El trabajo de traducción se ha hecho sobre la versión latina, publicada junto con el original griego en el volumen 33 de la Patrología graeca de Migne, (a menudo se citará: PG 33, más la indicación de la correspondiente columna). Se ha procurado, sin embargo, tener presente el texto griego cuando la versión latina, por lo demás excelente, perdía algún matiz. Se han tenido también en cuenta las observaciones que con frecuencia se encuentran en el Migne sobre el estado de textos y códices. Conviene tener en cuenta que el original fue propiamente transmitido de modo oral. Los taquígrafos, como es frecuente en las piezas de oratoria clásica, copiaban lo mejor que podían lo que estaba pronunciándose en un estilo muy vivo, directo y, en ocasiones, en cierto modo coloquial.
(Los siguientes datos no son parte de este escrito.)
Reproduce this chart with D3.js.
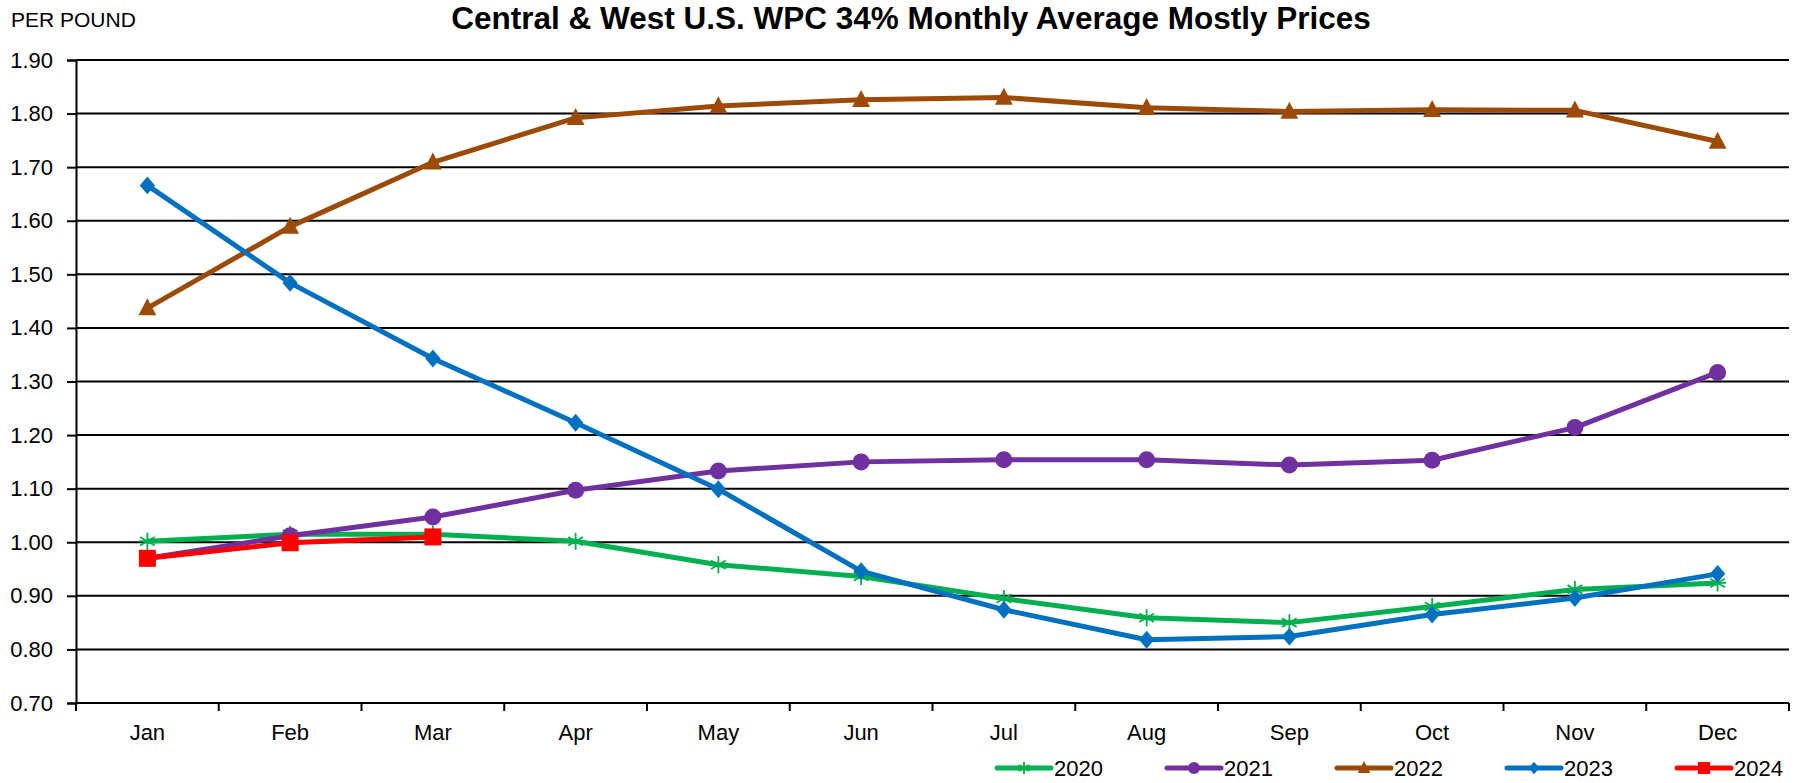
<!DOCTYPE html>
<html>
<head>
<meta charset="utf-8">
<script src="https://cdn.jsdelivr.net/npm/d3@7"></script>
<style>
body { margin: 0; background: #fff; }
text { font-family: "Liberation Sans", Arial, sans-serif; }
</style>
</head>
<body>
<div id="chart"></div>
<script>
const months = ["Jan", "Feb", "Mar", "Apr", "May", "Jun", "Jul", "Aug", "Sep", "Oct", "Nov", "Dec"];
const yTicks = [0.70, 0.80, 0.90, 1.00, 1.10, 1.20, 1.30, 1.40, 1.50, 1.60, 1.70, 1.80, 1.90];

const v2020 = [1.002, 1.015, 1.015, 1.002, 0.958, 0.936, 0.895, 0.859, 0.850, 0.880, 0.912, 0.924];
const v2021 = [0.970, 1.012, 1.047, 1.097, 1.133, 1.150, 1.154, 1.154, 1.144, 1.153, 1.214, 1.317];
const v2022 = [1.437, 1.589, 1.709, 1.792, 1.814, 1.826, 1.830, 1.811, 1.804, 1.807, 1.806, 1.748];
const v2023 = [1.666, 1.484, 1.343, 1.223, 1.099, 0.946, 0.874, 0.818, 0.824, 0.865, 0.896, 0.941];
const v2024 = [0.970, 0.999, 1.010];

const series = [
	{ name: "2020", values: v2020, color: "#00B050", marker: "star" },
	{ name: "2021", values: v2021, color: "#7030A0", marker: "circle" },
	{ name: "2022", values: v2022, color: "#9C4A06", marker: "triangle" },
	{ name: "2023", values: v2023, color: "#0070C0", marker: "diamond" },
	{ name: "2024", values: v2024, color: "#FF0000", marker: "square" }
];

const W = 1802, H = 783;
const margin = { top: 60, right: 13, bottom: 80, left: 76 };

const svg = d3.select("#chart").append("svg")
	.attr("width", W)
	.attr("height", H);

const x = d3.scaleBand()
	.domain(months)
	.range([margin.left, W - margin.right]);

const y = d3.scaleLinear()
	.domain([0.70, 1.90])
	.range([H - margin.bottom, margin.top]);

// gridlines
svg.append("g")
	.selectAll("line")
	.data(yTicks)
	.enter()
	.append("line")
	.attr("x1", margin.left)
	.attr("x2", W - margin.right)
	.attr("y1", (d) => y(d))
	.attr("y2", (d) => y(d))
	.attr("stroke", "#000")
	.attr("stroke-width", 2);

// y axis
const yAxis = svg.append("g")
	.attr("transform", `translate(${margin.left},0)`)
	.call(d3.axisLeft(y).tickValues(yTicks).tickFormat(d3.format(".2f")).tickSize(9).tickPadding(14));
yAxis.select(".domain").attr("stroke-width", 2);
yAxis.selectAll(".tick line").attr("stroke-width", 2);
yAxis.selectAll("text").attr("font-size", 22).attr("fill", "#000");

// x axis: ticks sit between categories
const xAxis = svg.append("g")
	.attr("transform", `translate(0,${H - margin.bottom})`);
xAxis.append("line")
	.attr("x1", margin.left)
	.attr("x2", W - margin.right)
	.attr("stroke", "#000")
	.attr("stroke-width", 2);
xAxis.selectAll(".xt")
	.data(months.concat(["end"]))
	.enter()
	.append("line")
	.attr("x1", (d, i) => margin.left + i * x.step())
	.attr("x2", (d, i) => margin.left + i * x.step())
	.attr("y1", 0)
	.attr("y2", 8)
	.attr("stroke", "#000")
	.attr("stroke-width", 2);
xAxis.selectAll(".xl")
	.data(months)
	.enter()
	.append("text")
	.attr("x", (d) => x(d) + x.bandwidth() / 2)
	.attr("y", 37)
	.attr("text-anchor", "middle")
	.attr("font-size", 22)
	.text((d) => d);

function drawMarker(g, type, color, s) {
	const h = s / 2;
	if (type == "circle") {
		g.append("circle").attr("r", h).attr("fill", color);
	}
	if (type == "square") {
		g.append("rect").attr("x", -h).attr("y", -h).attr("width", s).attr("height", s).attr("fill", color);
	}
	if (type == "diamond") {
		g.append("path").attr("d", `M0,${-h * 1.05} L${h * 0.9},0 L0,${h * 1.05} L${-h * 0.9},0 Z`).attr("fill", color);
	}
	if (type == "triangle") {
		g.append("path")
			.attr("d", `M0,${-h * 1.15} L${h * 1.05},${h * 0.85} L${-h * 1.05},${h * 0.85} Z`)
			.attr("fill", color);
	}
	if (type == "star") {
		let d = "";
		for (let k = 0; k < 3; k++) {
			const a = k * Math.PI / 3 + Math.PI / 2;
			d += `M${-h * Math.cos(a)},${-h * Math.sin(a)} L${h * Math.cos(a)},${h * Math.sin(a)} `;
		}
		d += `M${-h},0 L${h},0`;
		g.append("path").attr("d", d).attr("stroke", color).attr("stroke-width", 1.8).attr("fill", "none");
	}
}

const line = d3.line()
	.x((d, i) => x(months[i]) + x.bandwidth() / 2)
	.y((d) => y(d));

series.forEach((s) => {
	const g = svg.append("g");
	g.append("path")
		.attr("d", line(s.values))
		.attr("fill", "none")
		.attr("stroke", s.color)
		.attr("stroke-width", 5)
		.attr("stroke-linejoin", "round");
	s.values.forEach((v, i) => {
		const m = g.append("g")
			.attr("transform", `translate(${x(months[i]) + x.bandwidth() / 2},${y(v)})`);
		drawMarker(m, s.marker, s.color, 17);
	});
});

// legend
const legend = svg.append("g").attr("transform", `translate(997,768)`);
series.forEach((s, i) => {
	const g = legend.append("g").attr("transform", `translate(${i * 170},0)`);
	g.append("line")
		.attr("x1", 0)
		.attr("x2", 54)
		.attr("stroke", s.color)
		.attr("stroke-width", 5)
		.attr("stroke-linecap", "round");
	const m = g.append("g").attr("transform", "translate(27,0)");
	drawMarker(m, s.marker, s.color, 12);
	g.append("text")
		.attr("x", 57)
		.attr("y", 8)
		.attr("font-size", 22)
		.text(s.name);
});

// titles
svg.append("text")
	.attr("x", 911)
	.attr("y", 29)
	.attr("text-anchor", "middle")
	.attr("font-size", 31.5)
	.attr("font-weight", "bold")
	.text("Central & West U.S. WPC 34% Monthly Average Mostly Prices");

svg.append("text")
	.attr("x", 11)
	.attr("y", 27)
	.attr("font-size", 21)
	.text("PER POUND");
</script>
</body>
</html>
En cuanto a las citas bíblicas, se ha procurado seguir el texto de la versión castellana de la Biblia de Jerusalén. Han sido también con frecuencia muy útiles, e incluso en ocasiones se han citado literalmente, las notas de esa misma Biblia. A veces, sin embargo, sobre todo en pasajes del Antiguo Testamento, el recurso de Cirilo a la versión griega de los LXX hacía inevitable traducir de acuerdo con esa versión. No obstante, en bastantes casos se han mantenido los textos traducidos por la Biblia de Jerusalén desde el original hebreo. Para las referencias de siglas, capítulos y versículos han sido utilísimos los datos, en general muy precisos, contenidos en la edición de la Patrología graeca.
NOTAS
(1) Cf. S. SABUGAL, Credo. La fe de la Iglesia. El símbolo de la fe: Historia e interpretación. Zamora (Ediciones Monte Casino), 1986 J.N.D. KELLY, Primitivos credos cristianos, Salamanca, Secretariado Trinitario, 1980.